How does one counter this messianic discourse in which Ferdinand Marcos Jr. seems to thrive? There is no other way, I believe, except by questioning his suitability for the role into which he is being cast. Unlike the messianic figures in history, this man has never known any real adversity. His own father despaired over his laziness and lack of discipline. As far as the public record goes, he grew up surrounded by nannies, servants, bodyguards, and private tutors.
Prior to joining the government, he never had to earn his keep. When he finally did, he neglected to pay taxes, as though this was beneath him. He has never been associated with any social cause, or with anything that transcends personal or family interests. He seems to have no affinity with heroism—whether real or invented. Absolutely nothing qualifies him then to be the bearer of a vision of greatness.
Yet none of this may matter to voters who have been conditioned to think in messianic terms—who see in a Bongbong presidency the fulfillment of an imagined golden age. We who witnessed and experienced what it was like to live in Ferdinand Marcos’ mythical New Society can only shake our heads at this blatant revision of history. But it would be a mistake to think of it as the eruption of a collective irrationality that misapprehends the true heroes and villains in our nation’s history.
The Filipino historian Reynaldo Ileto warns against such unilinear reading of history. “What the study of Philippine politics often misses,” he writes, “are the readings of the play by various sections of the audience.

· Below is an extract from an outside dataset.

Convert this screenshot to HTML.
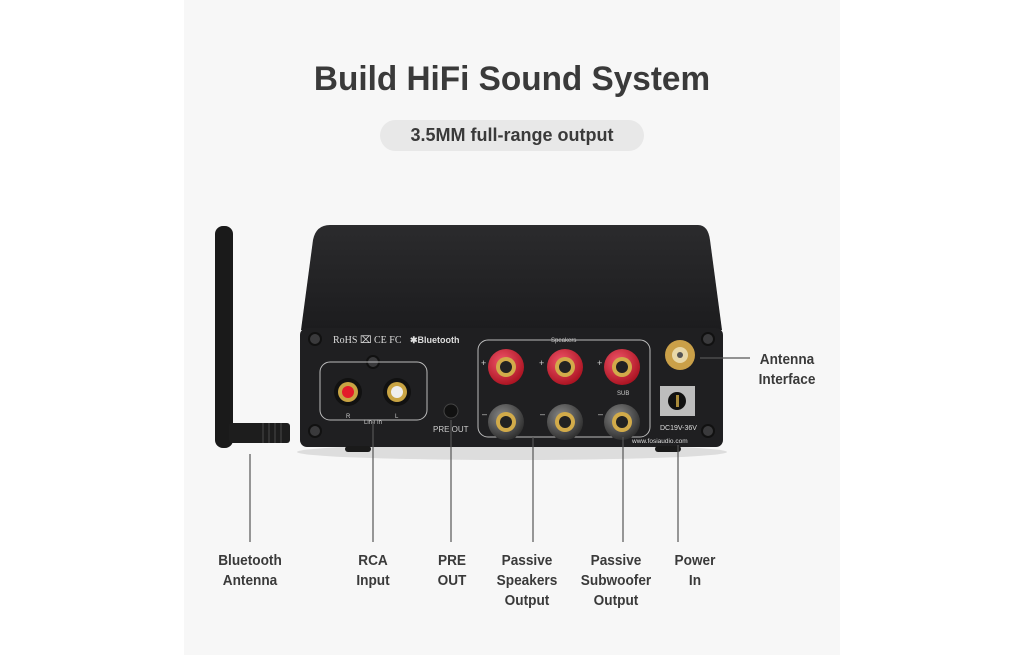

Controversies in Philippine history have arisen out of the practice of locking events and personalities to singular, supposedly true and factual, meanings.”
The 1986 Edsa People Power Revolution that gave birth to the political order that Rodrigo Duterte has tried to override throughout his presidency, and which Bongbong Marcos now seeks to reverse, was not always seen by everyone as its interpreters defined it to be. Indeed, many see it as nothing more than the restoration of traditional elite rule, or the triumph of one section of the elite over another.
The “real people,” who were never part of the revolution except in name, need a real champion who identifies with their oppression and shares their hopes. Not a reincarnated Marcos.